It is overwhelming. It is challenging not to be numb to the devastation. It is hard to even imagine the amount of carnage that has happened this year, every week; hell, every day. But we are living in the world the NRA has long planned for and worked for: a world of unlimited access to guns.
Jacksonville, Florida was the primary – though not the only scene – of the carnage that occurred this weekend. A 21 year-old white man in a neighboring county traveled to Jacksonville with a kevlar vest, a jacket to carry his ammunition, a black face mask, a handgun, an AR-15 with swastikas written on it with white-out, and a determination to kill Black people. He tried to commit his killings at the HBCU school, Edward Waters University and was turned away by a campus security officer who asked him to state who he was before he was allowed entrance. The shooter refused to do so and so he left, drove several blocks down the street, stopped at a Dollar General and went in and killed three people before killing himself. The guns he had were legally bought.
There is something that is so striking to me in this story. He went to Edward Waters in hopes of killing as many young Black people as possible, but when simply asked who he was and told he could not enter until he identified himself, he complied with the security officer and left the campus.

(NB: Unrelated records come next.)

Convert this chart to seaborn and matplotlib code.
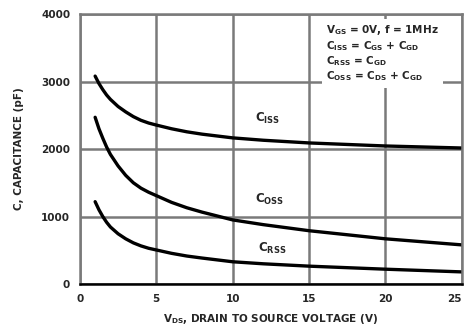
import matplotlib
matplotlib.use("Agg")
import matplotlib.pyplot as plt
import numpy as np
import pandas as pd
import seaborn as sns

sns.set_theme(style="white")
plt.rcParams["font.family"] = ["DejaVu Sans"]
plt.rcParams["mathtext.default"] = "bf"

# values (pF vs V)
vds = [1, 1.25, 1.5, 1.75, 2, 2.5, 3, 3.5, 4, 4.5, 5, 6, 7, 8, 10, 12, 15, 20, 25]
ciss = [3080, 2970, 2880, 2800, 2735, 2630, 2550, 2480, 2425, 2385, 2355,
        2300, 2255, 2220, 2165, 2130, 2090, 2045, 2015]
coss = [2470, 2300, 2160, 2030, 1920, 1750, 1610, 1500, 1420, 1360, 1310,
        1210, 1130, 1065, 950, 880, 790, 670, 580]
crss = [1220, 1100, 1000, 915, 845, 745, 670, 610, 565, 530, 505,
        455, 415, 385, 330, 300, 265, 220, 180]

x_ticks = [0, 5, 10, 15, 20, 25]
y_ticks = [0, 1000, 2000, 3000, 4000]

fig = plt.figure(figsize=(4.67, 3.33), dpi=100)
ax = fig.add_axes([0.171, 0.147, 0.818, 0.811])

for vals in (ciss, coss, crss):
    sns.lineplot(x=vds, y=vals, ax=ax, color="black", lw=2.4, sort=False)

ax.set_xlim(0, 25)
ax.set_ylim(0, 4000)
ax.set_xticks(x_ticks)
ax.set_yticks(y_ticks)
ax.set_xticklabels([str(v) for v in x_ticks], fontsize=7.5, fontweight="bold")
ax.set_yticklabels([str(v) for v in y_ticks], fontsize=7.5, fontweight="bold")
# last label sits right at the figure edge, keep it inside
ax.get_xticklabels()[-1].set_horizontalalignment("right")
ax.tick_params(length=0, pad=7)
ax.grid(True, color="#7a7a7a", lw=1.8)
ax.set_axisbelow(True)
for side in ("top", "right", "left"):
    ax.spines[side].set_color("#7a7a7a")
    ax.spines[side].set_linewidth(1.8)
ax.spines["bottom"].set_color("black")
ax.spines["bottom"].set_linewidth(1.8)

ax.set_xlabel(r"$V_{DS}$, DRAIN TO SOURCE VOLTAGE (V)", fontsize=7.5,
              fontweight="bold", labelpad=6)
ax.set_ylabel("C, CAPACITANCE (pF)", fontsize=7.5, fontweight="bold",
              labelpad=12)

box = dict(facecolor="white", edgecolor="none", pad=1.5)
ax.text(12.3, 2460, r"$C_{ISS}$", fontsize=8.5, ha="center", va="center", bbox=box)
ax.text(12.4, 1260, r"$C_{OSS}$", fontsize=8.5, ha="center", va="center", bbox=box)
ax.text(12.6, 530, r"$C_{RSS}$", fontsize=8.5, ha="center", va="center", bbox=box)

legend_txt = ("$V_{GS}$ = 0V, f = 1MHz\n"
              "$C_{ISS}$ = $C_{GS}$ + $C_{GD}$\n"
              "$C_{RSS}$ = $C_{GD}$\n"
              "$C_{OSS}$ = $C_{DS}$ + $C_{GD}$")
ax.text(0.645, 0.965, legend_txt, transform=ax.transAxes, fontsize=7.5,
        fontweight="bold", ha="left", va="top", linespacing=1.15,
        bbox=dict(facecolor="white", edgecolor="none", pad=3))

fig.savefig("out.png", dpi=100)
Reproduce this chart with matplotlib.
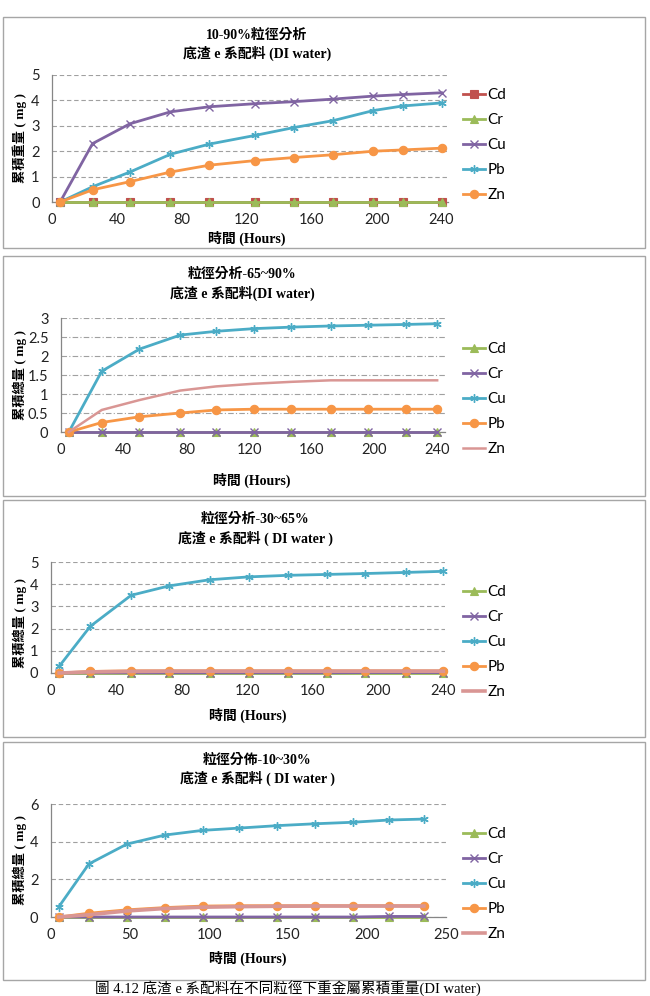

Now, I have searched and have not been able to confirm this, but from years of having studied and worked on college campuses I do not remember one single security officer who was armed. Like I said, I cannot confirm this, but there is a chance that the man so determined to kill Black people complied with the instructions of an unarmed security officer before he committed his own private massacre.
I cannot wrap my mind around why he chose to obey a possibly unarmed security officer and only several minutes later, walked into a Dollar General store and, for no reason at all save his racist hatred, killed three innocent people. But one thing that did change about the shooter was his clothing.
On Saturday, just when the man was likely changing his clothes before he entered the Dollar General, I finished reading a book by a former gun industry executive called, Gunfight: My Battle Against the Industry That Radicalized America, by Ryan Busse. Busse details his long career for Kimber Guns, a career that grew out of his love for hunting and conservation – something that used to characterize the mission of the NRA. But Busse saw from the inside what all of us have seen from the outside: the NRA has become obsessed with unlimited access to all guns for all people. The power of the NRA is simply not as great when it only caters to the needs of hunters. The NRA needed more people to buy guns and to do that they needed the guns to become cultural symbols.
In 2001, the entire gun industry sold 1.5 million guns. The Assault Weapons Ban was in effect until 2004, when President George W. Bush caved to the NRA and refused to extend the act another ten years with the mere stroke of his pen. Busse points out that assault weapons were still legally made and sold during the ban, but escaped being banned if they did not combine two or more extra features. They just were not made widely by the industry and were rarely purchased. But in the four years from the end of the ban to just before President Bush left office the sales of assault weapons increased to almost 7,000 weapons per day.
Now the assault weapon can be seen on shirts, hats, tie pins for members of Congress, some of whom also menacingly pose with them with their entire family for Christmas cards. It has become a symbol of freedom and patriotism for far too many. And while Busse writes that assault weapons were once dismissed by gun industry executives who wanted to make guns for hunters, assault weapons have been engineered by the NRA to become a cultural movement. This is a culture that deifies weapons of war for people who Busse dismissively calls “couch commandos”: wanna-be weekend warriors who want to look like Rambo or one of a rising number of Youtube stars who fuse together weapons of war with patriotism and freedom while attracting scantily-clad women. This is the new cool for couch commandos. And beating just below the surface of this culture is the heartbeat of racism and the lack of any true moral compass.
As with any cultural movement, the movement to make assault weapons “America’s Rifle” is not just about guns. It is a lifestyle. I saw the very brief video footage of the shooter putting on his outfit in the parking lot before he went into the Dollar General and the guy looked pathetic. He needed all of the outfit to summon the courage to go inside and kill people who never suspected that day that they would run into a lost, murderous, coward who one minute obeyed a security officer and then, five minutes later, needed a vest, a mask, and a jacket to kill them solely because they were Black.
And because he, like any lost, murderous, coward in the United States, has unlimited access to guns.